The following year, 1972, I made a film in Canada which had the peculiar title at the end, of Happy Mother's Day, Love George. That's almost as ridiculous a title as Hullabaloo over Georgie and Bonnie's Pictures, which is one of the movies I made for Merchant Ivory. Anyway, this was directed... this movie was directed by Darren McGavin, who was a very well-known actor originally, in America, and it was set on the East Coast. We actually filmed it in a town, a little town called Lunenburg, which many years previously had been quite an important sea port, which is, I don't know, some 40-50 miles from Halifax, Nova Scotia.
The story was about a young boy, played by Ron Howard, who later became a famous director, who discovers one day... he's been brought up by adoptive parents and he discovers, one day, some letters in a loft, which give a clue as to who his real mother might be. And he sets off on a journey across the continent to... this all happens in LA or somewhere on the West Coast and he goes across to the East Coast and so on. He goes in search of his real mother, which he finds.
There are certain peculiarities about this story. I couldn't understand, for instance, why all the surrounding characters in that village, in that little town, had Italian names. Eventually it transpired that in the original story, the journey had been made in the opposite direction. In other words, he's living on the East Coast and he goes to the West Coast to discover where his mother might be. And, of course, in Sausalito and around the San Francisco area a lot of people have Italian names, and they were never changed. So it's a bit strange, all these people walking around with Italian names.
The director told me once how he had met the producer... how the money had been raised for this film. He'd met some rich guy, a banker I think, on a beach in the Bahamas somewhere, and they'd come up with this very, very simple scheme, that... he'd done some research, this is the banker, and he'd found that one in six movies pays off. So they then drew the conclusion that all you have to do, if you want to make money, is you have to make at least six movies, and then one of them will pay for all the failures. Which, of course, is slightly flawed logic. But they literally set off with that idea, and this was the first movie to be made under that particular idea, with that particular idea in mind. The lovely Patricia Neal played either the mother or the mother's sister, I can't remember. There was Cloris Leachman whom I knew from the Bogdanovich film, Last Picture Show, and there was Patrica Neal with whom I'd worked in '63 on Psyche, '59-'63. By that time she'd had a stroke and she mastered that beautifully, but she had to have a lot of title cards around the set, because she couldn't remember much dialogue. Just a line of dialogue or so, and then she had to... but she did that again. She'd learned to do that beautifully and it doesn't show in the least in the movie.

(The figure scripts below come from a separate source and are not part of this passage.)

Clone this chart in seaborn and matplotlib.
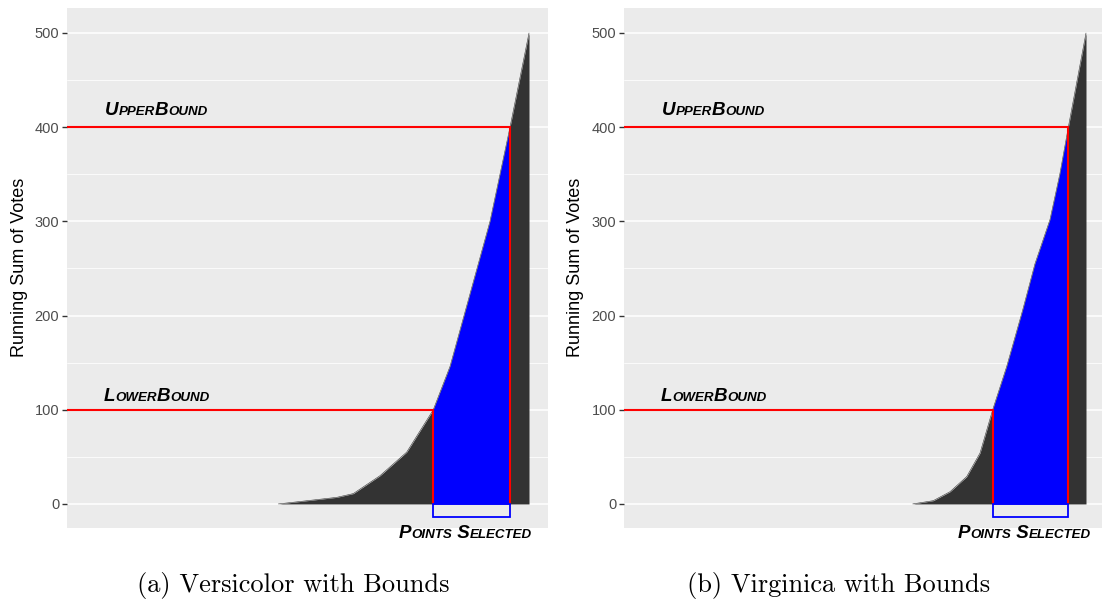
import numpy as np
import pandas as pd
import matplotlib
matplotlib.use("Agg")
import matplotlib.pyplot as plt
import seaborn as sns
from matplotlib import font_manager as fm
from matplotlib.patches import Rectangle
from matplotlib.transforms import IdentityTransform

# ---------------- data ----------------
versicolor_pos = [43.93, 56.07, 59.52, 65.07, 70.62, 76.15, 79.63, 87.94, 92.10, 96.05]
versicolor_votes = [0, 7, 11, 30, 55, 100, 146, 300, 400, 500]

virginica_pos = [60.27, 64.57, 68.06, 71.54, 74.32, 76.97, 79.90, 83.24,
                 85.80, 88.94, 91.02, 92.76, 96.45]
virginica_votes = [0, 3.5, 13, 29, 54, 100, 146, 206, 255, 302, 351, 400, 500]

lower_bound = 100
upper_bound = 400
selected_box_depth = 13.5

y_ticks = [0, 100, 200, 300, 400, 500]
y_minor = [50, 150, 250, 350, 450]
y_label = "Running Sum of Votes"
captions = ["(a) Versicolor with Bounds", "(b) Virginica with Bounds"]
upper_text = [("U", True), ("PPER", False), ("B", True), ("OUND", False)]
lower_text = [("L", True), ("OWER", False), ("B", True), ("OUND", False)]
points_text = [("P", True), ("OINTS", False), (" S", True), ("ELECTED", False)]

# ---------------- style ----------------
sns.set_theme(style="darkgrid", rc={
    "axes.facecolor": "#EBEBEB",
    "grid.color": "white",
    "axes.edgecolor": "#EBEBEB",
    "axes.linewidth": 0,
})
plt.rcParams["font.family"] = ["Liberation Sans", "DejaVu Sans"]

BIG, SMALL = 13.5, 9.6


def label_props(size):
    return fm.FontProperties(family=["Liberation Sans", "DejaVu Sans"],
                             weight="bold", style="italic", size=size)


W, H = 1102, 604
fig = plt.figure(figsize=(W / 100, H / 100), dpi=100)
fig.patch.set_facecolor("white")

panels = [
    (versicolor_pos, versicolor_votes, 67, 481, 20.0, 96.6),
    (virginica_pos, virginica_votes, 624, 479, 576.0, 97.5),
]
caption_x = [293.5, 838.5]


def smallcaps(ax, x, y, pieces, ha="left"):
    r = fig.canvas.get_renderer()
    px, py = ax.transData.transform((x, y))
    arts = []
    for s, big in pieces:
        t = fig.text(0, 0, s, transform=IdentityTransform(),
                     fontproperties=label_props(BIG if big else SMALL),
                     va="baseline", ha="left", color="black")
        arts.append(t)
    widths = [t.get_window_extent(r).width for t in arts]
    if ha == "right":
        px -= sum(widths)
    for t, w in zip(arts, widths):
        t.set_position((px, py))
        px += w


for i, (pos, votes, left_px, width_px, ylab_x, ps_right) in enumerate(panels):
    ax = fig.add_axes([left_px / W, 1 - 527.5 / H, width_px / W, 519.5 / H])
    df = pd.DataFrame({"pos": pos, "votes": votes})
    p = df["pos"].to_numpy()
    v = df["votes"].to_numpy(dtype=float)

    # full area (dark)
    ax.fill_between(p, 0, v, color="#333333", lw=0, zorder=2)
    sns.lineplot(data=df, x="pos", y="votes", ax=ax, color="#333333",
                 lw=0.4, zorder=1.9, legend=False)

    lo_x = p[np.argmax(v >= lower_bound)]
    hi_x = p[np.argmax(v >= upper_bound)]
    m = (p >= lo_x) & (p <= hi_x)
    ax.fill_between(p[m], 0, v[m], color="#0000FF", lw=0, zorder=3)

    # bound lines
    ax.plot([0, lo_x, lo_x], [lower_bound, lower_bound, 0], color="#FF0000",
            lw=1.5, zorder=4, solid_joinstyle="miter")
    ax.plot([0, hi_x, hi_x], [upper_bound, upper_bound, 0], color="#FF0000",
            lw=1.5, zorder=4, solid_joinstyle="miter")
    ax.add_patch(Rectangle((lo_x, -selected_box_depth), hi_x - lo_x,
                           selected_box_depth, fill=False, ec="#0000FF",
                           lw=1.3, zorder=4))

    ax.set_xlim(0, 100)
    ax.set_ylim(-25, 526.5)
    ax.set_xticks([])
    ax.set_yticks(y_ticks)
    ax.set_yticks(y_minor, minor=True)
    ax.grid(False, axis="x")
    ax.grid(True, axis="y", which="major", color="white", lw=1.1)
    ax.grid(True, axis="y", which="minor", color="white", lw=0.55)
    ax.tick_params(axis="y", which="major", length=3.5, width=1.0,
                   color="#333333", pad=2, labelsize=10.5,
                   labelcolor="#4D4D4D", left=True)
    ax.tick_params(axis="y", which="minor", length=0)
    ax.set_xlabel("")
    ax.set_ylabel("")
    for s in ax.spines.values():
        s.set_visible(False)

    fig.text(ylab_x / W, 1 - 267.5 / H, y_label, rotation=90, va="center",
             ha="center", fontsize=13, color="black")

    smallcaps(ax, 7.9, 413, upper_text)
    smallcaps(ax, 7.7, 109, lower_text)
    smallcaps(ax, ps_right, -36, points_text, ha="right")

    fig.text(caption_x[i] / W, 1 - 592 / H, captions[i], family="cmr10",
             fontsize=19, ha="center", va="baseline", color="black")

fig.savefig("out.png", dpi=100, facecolor="white")
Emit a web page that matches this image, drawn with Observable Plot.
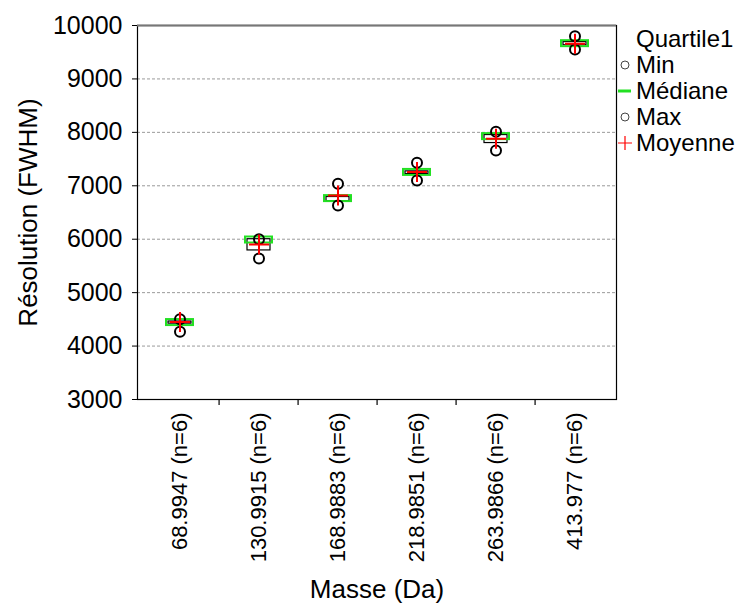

But the other sad thing about that movie is that somebody in the upper echelons of the production department had decided, in their wisdom, that the original story wasn't good enough. It wasn't gripping enough so they gave this young guy a homicidal sister, which leads to some scenes that really... it's like suddenly you've gone onto the wrong reel, you know. Are we in the same movie? All these murders are taking place. While he's looking for his mother, his real mother, there's a serial killer around in the village, or in the little town, which turns out to be his sister, and that's all ludicrous and completely unnecessary. But sometimes you find conditions like that where somebody has decided that the story's too simple and it doesn't hold, they have to have something more gripping, like a homicidal sister, who was played by Tessa Dahl, who's Patricia's daughter. She played the sister, because Patricia is married to Roald Dahl, the author. But we had a very nice happy... It was a fairly happy shoot. And Lunenburg is quite an interesting town. It's a little backwater, very interesting houses. I took a whole series of colour photographs, as I usually do when I'm filming. Alongside I have my little stills camera and I take colour transparencies which I've collected over the years. There's now some 3,500 of them, and they've had a new lease of life recently, because I've been having some exhibitions with them here in Chania.